Anxiety reappraisal is the practice of deliberately re-labeling your nervous arousal. Instead of telling yourself "I'm so anxious, I need to calm down," you tell yourself "I'm feeling energized and ready." This is not positive thinking fluff. Research from Harvard Business School found that participants who said "I am excited" before a stressful task performed significantly better than those who tried to calm themselves down. The reason is elegant: anxiety and excitement are physiologically almost identical — both involve elevated heart rate, heightened alertness, and increased adrenaline. The only real difference is the story you attach to the sensation.
To see what this looks like in practice, imagine the following exchange between two colleagues right before an important presentation.
- Natalie: Okay, my hands are shaking and I can feel my heart pounding. I'm so nervous about presenting these project updates.
- Ryan: I get it — I used to feel the exact same way. But can I share something that changed things for me? That pounding heart isn't your body working against you. It's your body gearing up to perform.
- Natalie: That sounds nice, but it really just feels like panic right now.
- Ryan: Try this — instead of telling yourself "I need to calm down," say out loud, "I'm feeling energized because I care about getting this right." Just change the label.
- Natalie: "I'm feeling energized because I care about getting this right." Huh.

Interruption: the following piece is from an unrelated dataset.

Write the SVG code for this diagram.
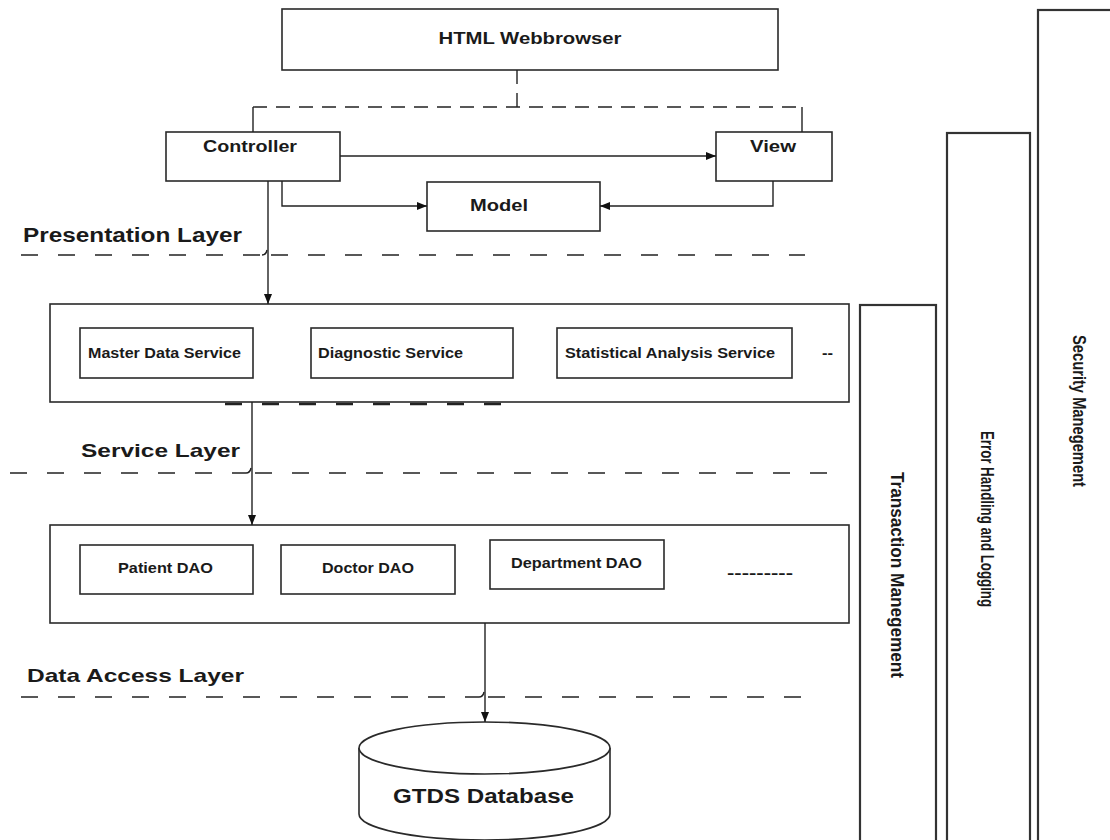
<svg xmlns="http://www.w3.org/2000/svg" width="1110" height="840" viewBox="0 0 1110 840">
<defs>
<style>
.box{fill:#fff;stroke:#2a2a2a;stroke-width:1.6}
.bar{fill:#fff;stroke:#333;stroke-width:2.2}
.ln{fill:none;stroke:#222;stroke-width:1.4}
.dash{fill:none;stroke:#222;stroke-width:1.4;stroke-dasharray:14 9}
.layer{fill:none;stroke:#222;stroke-width:1.5;stroke-dasharray:17 20}
.t{font-family:"Liberation Sans",Arial,sans-serif;font-weight:bold;fill:#1a1a1a}
.t16{font-size:16px}
.t14{font-size:14px}
.t20{font-size:20px}
.mid{text-anchor:middle}
</style>
<marker id="arr" viewBox="0 0 10 10" refX="10" refY="5" markerWidth="10" markerHeight="10" markerUnits="userSpaceOnUse" orient="auto">
<path d="M0,1 L10,5 L0,9 z" fill="#111"/>
</marker>
</defs>
<rect width="1110" height="840" fill="#fff"/>

<g id="security-management">
<rect class="bar" x="1038" y="10" width="90" height="850"/>
<text class="t t14 mid" transform="translate(1073,411) scale(1.25,1) rotate(90)" textLength="152" lengthAdjust="spacingAndGlyphs">Security Manegement</text>
</g>
<g id="error-handling">
<rect class="bar" x="947" y="133" width="83" height="727"/>
<text class="t t14 mid" transform="translate(981,519) scale(1.25,1) rotate(90)" textLength="176" lengthAdjust="spacingAndGlyphs">Error Handling and Logging</text>
</g>
<g id="transaction-management">
<rect class="bar" x="860" y="305" width="76" height="555"/>
<text class="t t14 mid" transform="translate(891,575) scale(1.25,1) rotate(90)" textLength="206" lengthAdjust="spacingAndGlyphs">Transaction Manegement</text>
</g>

<g id="layer-lines">
<path class="layer" d="M21,255 H262"/>
<path class="ln" d="M262,255 Q266,255 267,250"/>
<path class="layer" d="M271,255 H805"/>
<text class="t t20" x="23" y="242" textLength="219" lengthAdjust="spacingAndGlyphs">Presentation Layer</text>
<path class="layer" d="M225,404 H505" style="stroke-width:2.4"/>
<path class="layer" d="M10,473 H246"/>
<path class="ln" d="M246,473 Q250,473 251,468"/>
<path class="layer" d="M255,473 H831"/>
<text class="t" style="font-size:19px" x="81" y="457" textLength="159" lengthAdjust="spacingAndGlyphs">Service Layer</text>
<path class="layer" d="M21,697 H479"/>
<path class="ln" d="M479,697 Q483,697 484,692"/>
<path class="layer" d="M488,697 H804"/>
<text class="t" style="font-size:19px" x="27" y="682" textLength="217" lengthAdjust="spacingAndGlyphs">Data Access Layer</text>
</g>

<g id="html-webbrowser">
<rect class="box" x="282" y="9" width="496" height="61"/>
<text class="t t16 mid" x="530" y="44" textLength="183" lengthAdjust="spacingAndGlyphs">HTML Webbrowser</text>
</g>
<g id="controller">
<rect class="box" x="166" y="132" width="174" height="49"/>
<text class="t t16 mid" x="250" y="152" textLength="94" lengthAdjust="spacingAndGlyphs">Controller</text>
</g>
<g id="view">
<rect class="box" x="716" y="132" width="116" height="49"/>
<text class="t t16 mid" x="773" y="152" textLength="46" lengthAdjust="spacingAndGlyphs">View</text>
</g>
<g id="model">
<rect class="box" x="427" y="182" width="173" height="49"/>
<text class="t t16 mid" x="499" y="211" textLength="58" lengthAdjust="spacingAndGlyphs">Model</text>
</g>

<g id="service-layer">
<rect class="box" x="50" y="304" width="799" height="98"/>
<g id="master-data-service">
<rect class="box" x="80" y="328" width="173" height="50"/>
<text class="t t14" x="88" y="358" textLength="153" lengthAdjust="spacingAndGlyphs">Master Data Service</text>
</g>
<g id="diagnostic-service">
<rect class="box" x="311" y="328" width="202" height="50"/>
<text class="t t14" x="318" y="358" textLength="145" lengthAdjust="spacingAndGlyphs">Diagnostic Service</text>
</g>
<g id="statistical-analysis-service">
<rect class="box" x="557" y="328" width="235" height="50"/>
<text class="t t14" x="565" y="358" textLength="210" lengthAdjust="spacingAndGlyphs">Statistical Analysis Service</text>
</g>
<text class="t t14" x="822" y="358" textLength="11" lengthAdjust="spacingAndGlyphs">--</text>
</g>

<g id="data-access-layer">
<rect class="box" x="50" y="525" width="799" height="98"/>
<g id="patient-dao">
<rect class="box" x="80" y="545" width="173" height="49"/>
<text class="t t14" x="118" y="573" textLength="95" lengthAdjust="spacingAndGlyphs">Patient DAO</text>
</g>
<g id="doctor-dao">
<rect class="box" x="281" y="545" width="174" height="49"/>
<text class="t t14" x="322" y="573" textLength="92" lengthAdjust="spacingAndGlyphs">Doctor DAO</text>
</g>
<g id="department-dao">
<rect class="box" x="490" y="540" width="174" height="49"/>
<text class="t t14" x="511" y="568" textLength="131" lengthAdjust="spacingAndGlyphs">Department DAO</text>
</g>
<text class="t t14" x="727" y="578" textLength="66" lengthAdjust="spacingAndGlyphs">---------</text>
</g>

<g id="gtds-database">
<path class="box" d="M359,748 V814 A125.5,26 0 0 0 610,814 V748"/>
<ellipse class="box" cx="484.5" cy="748" rx="125.5" ry="26"/>
<text class="t t20" x="393" y="803" textLength="181" lengthAdjust="spacingAndGlyphs">GTDS Database</text>
</g>

<g id="connectors">
<path class="dash" d="M517,70 V107"/>
<path class="dash" d="M253,107 H802"/>
<path class="ln" d="M253,107 V132"/>
<path class="ln" d="M802,107 V132"/>
<path class="ln" d="M340,156 H716" marker-end="url(#arr)"/>
<path class="ln" d="M282,181 V206 H427" marker-end="url(#arr)"/>
<path class="ln" d="M773,181 V206 H600" marker-end="url(#arr)"/>
<path class="ln" d="M268,181 V304" marker-end="url(#arr)"/>
<path class="ln" d="M252,402 V525" marker-end="url(#arr)"/>
<path class="ln" d="M485,623 V722" marker-end="url(#arr)"/>
</g>
</svg>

That actually does feel different. It's the same sensation, but it doesn't feel like something's wrong with me anymore.
- Ryan: Exactly. The nerves don't go away — you just stop fighting them and start using them.
Notice what Ryan does here. He does not tell Natalie to suppress her anxiety or pretend it does not exist. Instead, he helps her relabel the identical physical sensations from a threat narrative to a readiness narrative. The shaking hands and pounding heart remain, but their meaning shifts — and with it, Natalie's relationship to the moment changes entirely.